Celebrating Training Journal’s 50th birthday anniversary

Jo Cook, an Independent L&D specialist at Lightbulb, writes about Training Journal’s 50th anniversary conference and the key themes of the day.

 

Training Journal celebrated its 50th birthday with a conference looking at the future of work and learning and development brought together different speakers from across industry and the world to share their research, experience and thoughts.

Nigel Paine was the opening keynote speaker in the central London venue in July, focusing on corporate game changers, so that L&D would be around in another 50 years. He emphasised the importance of curation to get through the overwhelming information and that L&D needed to “be evidence based” to avoid “looking like charlatans.” 

The conference split into two sessions, the first with David James from WeCommend and Looop.co. David spoke about doing more with learning as there is so much free content available as well as experts in the organisations. David also focused on being “orchestrators” and that learning departments need to bring skills in from across the business.

The end of the session highlighted that people already are learning in different ways, using technology, social learning, bite-sized content when needed and so on, we don’t need to incentivise people.

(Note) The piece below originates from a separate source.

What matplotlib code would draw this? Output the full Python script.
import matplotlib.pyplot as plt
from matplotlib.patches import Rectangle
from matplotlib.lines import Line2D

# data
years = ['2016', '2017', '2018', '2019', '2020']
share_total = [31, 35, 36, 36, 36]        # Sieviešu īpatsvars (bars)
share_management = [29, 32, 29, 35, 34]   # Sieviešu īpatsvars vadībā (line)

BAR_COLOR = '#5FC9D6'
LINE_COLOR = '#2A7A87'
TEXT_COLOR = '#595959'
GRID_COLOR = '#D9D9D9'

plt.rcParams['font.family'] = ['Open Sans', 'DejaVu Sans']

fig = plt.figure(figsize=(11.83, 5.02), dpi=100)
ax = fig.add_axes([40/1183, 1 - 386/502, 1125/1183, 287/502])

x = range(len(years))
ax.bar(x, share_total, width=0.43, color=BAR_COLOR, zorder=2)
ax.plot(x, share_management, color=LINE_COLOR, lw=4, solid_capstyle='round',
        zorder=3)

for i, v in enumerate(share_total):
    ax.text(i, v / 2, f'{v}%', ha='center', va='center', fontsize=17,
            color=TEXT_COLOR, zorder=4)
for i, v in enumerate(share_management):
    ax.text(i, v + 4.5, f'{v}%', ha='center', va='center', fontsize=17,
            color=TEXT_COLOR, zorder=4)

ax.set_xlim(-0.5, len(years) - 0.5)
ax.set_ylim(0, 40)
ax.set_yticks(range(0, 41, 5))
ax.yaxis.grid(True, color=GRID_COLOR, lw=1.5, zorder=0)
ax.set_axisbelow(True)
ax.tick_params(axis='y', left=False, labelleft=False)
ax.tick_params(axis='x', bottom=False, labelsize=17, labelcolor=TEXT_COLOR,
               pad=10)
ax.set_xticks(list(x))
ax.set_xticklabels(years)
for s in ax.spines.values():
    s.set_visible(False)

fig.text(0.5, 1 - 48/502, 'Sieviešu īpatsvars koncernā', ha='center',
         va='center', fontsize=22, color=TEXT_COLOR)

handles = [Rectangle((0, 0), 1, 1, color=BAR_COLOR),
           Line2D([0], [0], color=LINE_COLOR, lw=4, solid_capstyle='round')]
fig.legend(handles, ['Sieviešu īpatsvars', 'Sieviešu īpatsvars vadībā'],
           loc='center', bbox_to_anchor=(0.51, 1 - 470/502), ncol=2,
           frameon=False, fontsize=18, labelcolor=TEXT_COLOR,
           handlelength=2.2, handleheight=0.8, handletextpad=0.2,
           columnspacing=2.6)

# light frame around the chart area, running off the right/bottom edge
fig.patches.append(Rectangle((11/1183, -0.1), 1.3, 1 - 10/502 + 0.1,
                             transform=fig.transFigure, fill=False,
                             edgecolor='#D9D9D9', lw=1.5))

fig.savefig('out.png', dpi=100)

Phil Squire, from Consalia, and Carl Day, from Toshiba TEC UK, spoke about revolutionising sales practice. The time started with the acknowledgement that even 150 years ago salespeople were often seen as “peddlers and rogues” and yet the discussion was also that sales was a life skill! Very revealing was Phil sharing his research that there are approximately 410,000 people in HR and 337 learning programmes available.

This contrasted to the 3 million sales people and no qualifications! Phil commented “How can sales become a profession when there are no programmes available?” This was answered by creating a Master’s programme in Sales, which was attended by Carl and colleagues from Toshiba. The remarkable result was that the people who attended this programme has a 76 per cent growth in sales, compared to the 33 per cent of those that didn’t attend the Masters.

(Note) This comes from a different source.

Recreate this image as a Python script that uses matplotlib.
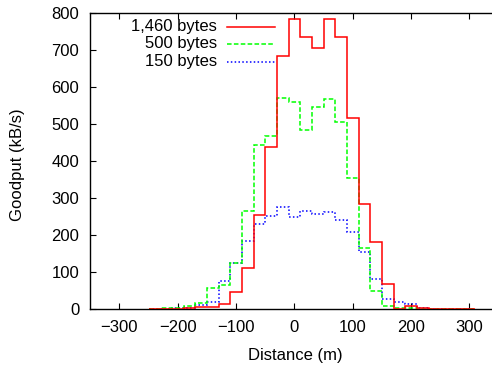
import numpy as np
import matplotlib
matplotlib.use("Agg")
import matplotlib.pyplot as plt

plt.rcParams['font.family'] = ['Liberation Sans', 'DejaVu Sans']
plt.rcParams['font.size'] = 12

# bin centres (m), 20 m wide bins
distance = np.arange(-240, 301, 20)

goodput_1460 = [0, 1, 1, 2, 5, 5, 14, 45, 112, 255, 437, 684, 785, 737,
                707, 785, 735, 518, 285, 181, 67, 0, 7, 2, 1, 0, 0, 0]
goodput_500 = [1, 2, 3, 8, 15, 56, 64, 125, 265, 443, 469, 570, 560, 483,
               547, 567, 505, 354, 166, 50, 9, 4, 2, 1, 1, 0, 0, 0]
goodput_150 = [1, 1, 2, 4, 11, 20, 77, 124, 183, 229, 252, 277, 250, 266,
               258, 263, 242, 209, 155, 80, 27, 20, 14, 4, 1, 1, 1, 1]

labels = ['1,460 bytes', '500 bytes', '150 bytes']
colors = ['#ff0000', '#00ff00', '#0000ff']
styles = ['-', (0, (3, 1.5)), (0, (1, 1.5))]

edges = np.append(distance - 10, distance[-1] + 10)

fig = plt.figure(figsize=(4.92, 3.69), dpi=100)
ax = fig.add_axes([0.1835, 0.1626, 0.8165, 0.8014])

series = [goodput_1460, goodput_500, goodput_150]
for i in [2, 1, 0]:
    ax.stairs(series[i], edges, color=colors[i], linestyle=styles[i],
              linewidth=1.1, baseline=None, zorder=3 - i)

ax.set_xlim(-350, 338.6)
ax.set_ylim(0, 800)
ax.set_xticks(np.arange(-300, 301, 100))
ax.set_yticks(np.arange(0, 801, 100))
ax.tick_params(direction='in', top=True, right=False, length=4, width=0.8, pad=8)
ax.spines['right'].set_visible(False)
for s in ['left', 'bottom', 'top']:
    ax.spines[s].set_linewidth(1.0)

ax.set_xlabel('Distance (m)', va='center')
ax.xaxis.set_label_coords(0.5116, -0.157)
ax.set_ylabel('Goodput (kB/s)', va='center')
ax.yaxis.set_label_coords(-0.1812, 0.487)

# gnuplot-style key: right-aligned text, sample line after it
key_y = [0.9547, 0.8972, 0.8363]
for i in range(3):
    ax.text(0.3147, key_y[i], labels[i], transform=ax.transAxes,
            ha='right', va='center')
    ax.plot([0.341, 0.4598], [key_y[i], key_y[i]], transform=ax.transAxes,
            color=colors[i], linestyle=styles[i], linewidth=1.1)

fig.savefig('out.png', dpi=100)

Vlatka Hlupic, a Professor of Business and Management at the University of Westminster, delivered a pre-lunch keynote about the themes that are addressed in her published book The Management Shift. She used this framework to talk though how to achieve engaged, interactive, passionate and innovative workforces, whom, according to Vlatka’s experience, also usually increase profits too because “when you focus on people and purpose you will see success in your business.”

Justin Collinge and Haider Imam, co-founders of Tao Leadership led an afternoon session on the future of workplace learning,  concentrating on mindfulness and experiments in enhanced collaboration and collective intelligence. They also highlighted that social is here already with a case study highlighting how many people are using this in an organisation, most from their own device.

The content then moved to wearable technology, including tracker monitors for elements such as voice and stress that can be used to identify talent and high sales performance and allows measurements of cognitive intelligence.

Andy Lancaster, Head of Learning and Development at the CIPD, ran the other session, which generated much discussion. Andy focused on rethinking the future of the workplace learning with an emphasis on 10 vital shifts to be made. Some of these shifts were elements discussed throughout the day, such as curating content, emphasising metrics and science rather than guesswork.

He also shared research revealing that 70 per cent of people learn for their job from web searches, showing that we need performance support in the workflow. The session ended with a video of a butterfly emerging from its chrysalis with a lot of people reflecting on the journey many professionals in L&D need to take.

The closing keynote was from well-known International Consultant, Harold Jarche. Harold commented that he was taking a “50,000 feet view” of the day’s events and the future focusing on humanity, the killer app as he walked us through some models that can be applied to adaptation in organisations and society itself. There was discussion around how electric communication has meant infinite connections and of information availability and about a networked economy being about sharing.

Harold suggested a work shift and that “soft skills will become the hard skills” in a world of automation and that “it is the human skills which will be more valuable.” This led into an observation that discourse, the Socratic method with channels such as Youtube and social learning being so much more relevant to today’s learning than Plato, which is an academy model. The thought-provoking session ended highlighting that to be a high performer, one needed a diverse social network!